_YOUR GOAL_. Only the lines from the start of the data to the line containing "b_igg = [775, 841, 819, 841]", both included, should be output, exactly and without pictures.

_DATA_.

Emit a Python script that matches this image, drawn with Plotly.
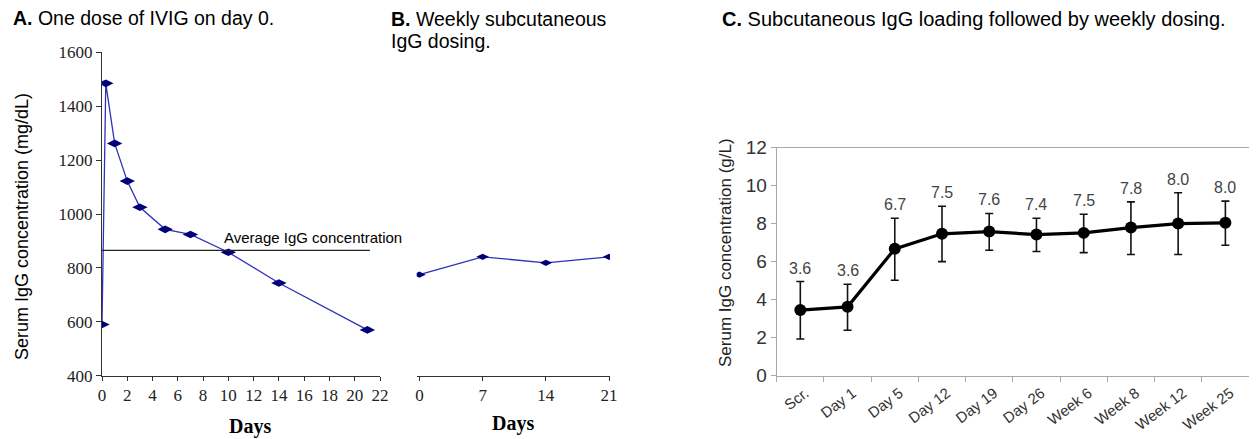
import plotly.graph_objects as go

W, H = 1257, 439

# Panel A data: one dose of IVIG
a_days = [0, 0.3, 1, 2, 3, 5, 7, 10, 14, 21]
a_igg = [590, 1485, 1262, 1122, 1025, 943, 924, 858, 744, 570]
avg_days = [0, 21.2]
avg_igg = [865, 865]

# Panel B data: weekly subcutaneous dosing
b_days = [0, 7, 14, 21]
b_igg = [775, 841, 819, 841]

# Panel C data: loading followed by weekly dosing
c_cats = ["Scr.", "Day 1", "Day 5", "Day 12", "Day 19", "Day 26",
          "Week 6", "Week 8", "Week 12", "Week 25"]
c_mean = [3.45, 3.62, 6.67, 7.46, 7.58, 7.42, 7.51, 7.79, 8.0, 8.04]
c_err_plus = [1.5, 1.19, 1.61, 1.45, 0.95, 0.86, 0.98, 1.35, 1.62, 1.14]
c_err_minus = [1.52, 1.23, 1.65, 1.46, 0.98, 0.89, 1.04, 1.42, 1.63, 1.18]
c_labels = ["3.6", "3.6", "6.7", "7.5", "7.6", "7.4", "7.5", "7.8", "8.0", "8.0"]

OFF = 8  # page body margin


def px(x):
    return (x - OFF) / W


def py(y):
    return 1 - (y - OFF) / H


SANS = "Liberation Sans, Arial, sans-serif"
SERIF = "Liberation Serif, Times New Roman, serif"
NAVY = "#00007a"
LINEBLUE = "#3030b8"

fig = go.Figure()

fig.add_trace(go.Scatter(
    x=a_days, y=a_igg, mode="lines+markers", xaxis="x", yaxis="y",
    line=dict(color=LINEBLUE, width=1.3),
    marker=dict(symbol="diamond-wide", size=11, color=NAVY),
    showlegend=False))
fig.add_trace(go.Scatter(
    x=avg_days, y=avg_igg, mode="lines", xaxis="x", yaxis="y",
    line=dict(color="#222222", width=1.2), showlegend=False))

fig.add_trace(go.Scatter(
    x=b_days, y=b_igg, mode="lines+markers", xaxis="x2", yaxis="y2",
    line=dict(color=LINEBLUE, width=1.3),
    marker=dict(symbol="diamond-wide", size=9, color=NAVY),
    showlegend=False))

fig.add_trace(go.Scatter(
    x=c_cats, y=c_mean, mode="lines+markers", xaxis="x3", yaxis="y3",
    line=dict(color="black", width=3.2),
    marker=dict(symbol="circle", size=12, color="black"),
    error_y=dict(type="data", symmetric=False, array=c_err_plus,
                 arrayminus=c_err_minus, color="#111111", thickness=1.6, width=4),
    showlegend=False))

yA = [py(375.7), py(52.3)]

fig.update_layout(
    width=W, height=H,
    margin=dict(l=0, r=0, t=0, b=0, pad=0, autoexpand=False),
    paper_bgcolor="white", plot_bgcolor="white",
    xaxis=dict(domain=[px(102), px(380)], range=[0, 22], anchor="y", automargin=False,
               tickvals=list(range(0, 23, 2)), showgrid=False, zeroline=False,
               showline=True, linecolor="#333333", linewidth=1.2,
               ticks="outside", ticklen=4, tickcolor="#333333",
               tickfont=dict(family=SERIF, size=17, color="#222222")),
    yaxis=dict(domain=yA, range=[400, 1600], anchor="x", automargin=False,
               tickvals=list(range(400, 1601, 200)), showgrid=False, zeroline=False,
               showline=True, linecolor="#333333", linewidth=1.2,
               ticks="outside", ticklen=5, tickcolor="#333333",
               tickfont=dict(family=SERIF, size=17, color="#222222")),
    xaxis2=dict(domain=[px(416.7), px(610)], range=[-0.3, 21.1], anchor="y2", automargin=False,
                tickvals=b_days, showgrid=False, zeroline=False,
                showline=True, linecolor="#333333", linewidth=1.2,
                ticks="outside", ticklen=4, tickcolor="#333333",
                tickfont=dict(family=SERIF, size=17, color="#222222")),
    yaxis2=dict(domain=yA, range=[400, 1600], anchor="x2", visible=False, automargin=False),
    xaxis3=dict(domain=[px(776.7), px(1249)], range=[-0.5, 9.5], anchor="y3", automargin=False,
                type="category", showgrid=False, zeroline=False,
                showline=True, mirror=True, linecolor="#a8a8a8", linewidth=1.2,
                ticks="outside", tickson="boundaries", ticklen=5, tickcolor="#a8a8a8",
                tickangle=-37, ticklabelshift=5, ticklabelstandoff=2,
                tickfont=dict(family=SANS, size=15, color="#333333")),
    yaxis3=dict(domain=[py(375.7), py(147.5)], range=[0, 12], anchor="x3", automargin=False,
                tickvals=list(range(0, 13, 2)), showgrid=False, zeroline=False,
                showline=True, mirror=True, linecolor="#a8a8a8", linewidth=1.2,
                ticks="outside", ticklen=5, tickcolor="#a8a8a8",
                tickfont=dict(family=SANS, size=19, color="#333333")),
)

ann = []
# Panel titles
TFONT = dict(family=SANS, size=19.5, color="black")
ann.append(dict(text="<b>A.</b> One dose of IVIG on day 0.", x=px(11), y=py(18),
                xref="paper", yref="paper", xanchor="left", yanchor="middle",
                showarrow=False, font=TFONT))
ann.append(dict(text="<b>B.</b> Weekly subcutaneous", x=px(389), y=py(18.5),
                xref="paper", yref="paper", xanchor="left", yanchor="middle",
                showarrow=False, font=TFONT))
ann.append(dict(text="IgG dosing.", x=px(389), y=py(41),
                xref="paper", yref="paper", xanchor="left", yanchor="middle",
                showarrow=False, font=TFONT))
ann.append(dict(text="<b>C.</b> Subcutaneous IgG loading followed by weekly dosing.",
                x=px(720), y=py(19), xref="paper", yref="paper",
                xanchor="left", yanchor="middle",
                showarrow=False, font=dict(family=SANS, size=20, color="black")))
# Axis titles
ann.append(dict(text="Serum IgG concentration (mg/dL)", x=px(22), y=py(227),
                xref="paper", yref="paper", xanchor="center", yanchor="middle",
                textangle=-90, showarrow=False,
                font=dict(family=SANS, size=18, color="black")))
ann.append(dict(text="<b>Days</b>", x=px(250), y=py(426), xref="paper", yref="paper",
                xanchor="center", yanchor="middle",
                showarrow=False, font=dict(family=SERIF, size=20, color="black")))
ann.append(dict(text="<b>Days</b>", x=px(513), y=py(423), xref="paper", yref="paper",
                xanchor="center", yanchor="middle",
                showarrow=False, font=dict(family=SERIF, size=20, color="black")))
ann.append(dict(text="Serum IgG concentration (g/L)", x=px(725), y=py(253),
                xref="paper", yref="paper", xanchor="center", yanchor="middle",
                textangle=-90, showarrow=False,
                font=dict(family=SANS, size=17, color="#222222")))
# Average line label
ann.append(dict(text="Average IgG concentration", x=9.5, y=865, xref="x", yref="y",
                xanchor="left", yanchor="bottom", yshift=2, showarrow=False,
                font=dict(family=SANS, size=15, color="black")))
# Panel C value labels
for cat, m, e, lab in zip(c_cats, c_mean, c_err_plus, c_labels):
    ann.append(dict(text=lab, x=cat, y=m + e, xref="x3", yref="y3",
                    xanchor="center", yanchor="bottom", yshift=3, showarrow=False,
                    font=dict(family=SANS, size=16, color="#444444")))

fig.update_layout(annotations=ann)

fig.write_html("out.html")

_RESPONSE TO THE TASK_.
Emit a Python script that matches this image, drawn with Plotly.
import plotly.graph_objects as go

W, H = 1257, 439

# Panel A data: one dose of IVIG
a_days = [0, 0.3, 1, 2, 3, 5, 7, 10, 14, 21]
a_igg = [590, 1485, 1262, 1122, 1025, 943, 924, 858, 744, 570]
avg_days = [0, 21.2]
avg_igg = [865, 865]

# Panel B data: weekly subcutaneous dosing
b_days = [0, 7, 14, 21]
b_igg = [775, 841, 819, 841]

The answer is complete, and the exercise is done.